If you’re concerned about the security of whatever you have on “example.com”, make sure you slap a “www”- in front of it. If that doesn’t help you choosing whether you should use www or not, I’m not sure what will. Neither HTTPS nor 2FA will help you out, since that cookie is the magic token. Other security measures, like IP restrictions will however help.
Cookies from Subdomains, Can be Shared – if you want to
Now, if you have a service on a subdomain, like “sso.example.com”, RFC 6265 allows you to set a cookie for the origin and making it shared with “example.com” or “www.example.com”. So avoiding the “bare domain” as a hostname, actually gives you more flexibility.
DNS Origin Can’t be A CNAME
Talking about flexibility, we have to circle back to talking about DNS again.
There is a limitation in DNS which says that the origin, must be an A type record, which means it has to point to a fixed IP address.
When your site grows large and you move it to an hosted service, or wants to point it to an Web Application Firewall or a DDoS mitigator, you might want to use a CNAME type record, to point the hostname to another flexible hostname that the vendor manages depending on your traffic and needs.
Now, if your website is hosted at the origin (“example.com”), you can’t do that.

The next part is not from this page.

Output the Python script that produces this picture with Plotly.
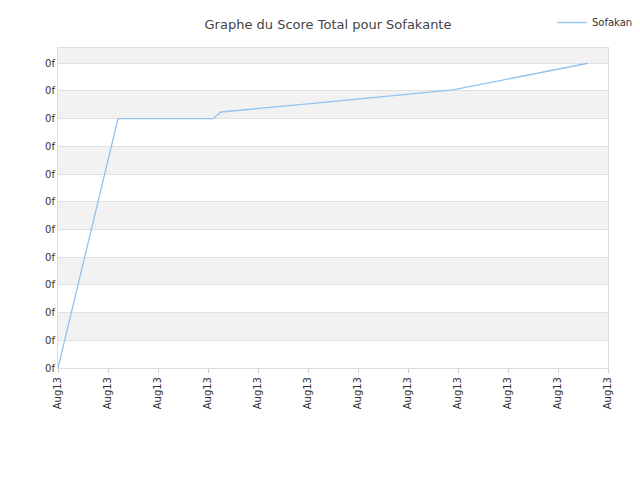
import plotly.graph_objects as go

# x positions are in tick units (one tick per "Aug13" label)
x_vals = [0, 1.2, 3.1, 3.26, 5.0, 7.9, 10.6]
score = [0, 9, 9, 9.24, 9.53, 10.04, 11]
x_ticks = list(range(12))
x_labels = ["Aug13"] * 12
y_ticks = list(range(12))
y_labels = ["0f"] * 12

fig = go.Figure()
fig.add_trace(go.Scatter(x=x_vals, y=score, mode="lines", name="Sofakante",
                         line=dict(color="#90c3f0", width=1.3)))

# alternating background bands
for lo in [1, 3, 5, 7, 9, 11]:
    hi = min(lo + 1, 11.55)
    fig.add_hrect(y0=lo, y1=hi, fillcolor="#f2f2f2", line_width=0, layer="below")

fig.update_layout(
    width=640, height=480,
    title=dict(text="Graphe du Score Total pour Sofakante", x=0.5, y=0.975,
               font=dict(size=13, color="#444")),
    font=dict(family="DejaVu Sans", size=10, color="#333"),
    plot_bgcolor="white", paper_bgcolor="white",
    margin=dict(l=50, r=40, t=40, b=120, autoexpand=False),
    showlegend=True,
    legend=dict(x=1.0, y=1.0, xref="container", yref="container",
                xanchor="right", yanchor="top", font=dict(size=10)),
    xaxis=dict(range=[0, 11], tickvals=x_ticks, ticktext=x_labels, tickangle=-90,
               showgrid=False, zeroline=False, showline=True, linecolor="#ddd",
               mirror=True, ticks="outside", tickcolor="#ccc", ticklen=4,
               automargin=False),
    yaxis=dict(range=[0, 11.55], tickvals=y_ticks, ticktext=y_labels,
               showgrid=True, gridcolor="#e0e0e0", zeroline=False, showline=True,
               linecolor="#ddd", mirror=True, automargin=False),
)

fig.write_html("out.html")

But there is no issue with the “www” hostname being a CNAME record. So if you want any scaling flexibility, now or in the future, you should go with the www hostname from the beginning.
Conclusion: Go with www
It does matter if you use www or not. I agree that the origin domain name looks prettier, but that is just a practical matter in the address bar of the browser itself. You can use “www.example.com” as your canonical host name, but everywhere else, you can just use the bare domain. It will redirect the users to the correct place anyways.
But there are important matters that says you should use the full hostname with the www: Perfomance-wise, security-wise and in terms of flexibility.
This should end the “www or not”-debate once and for all: Go with www!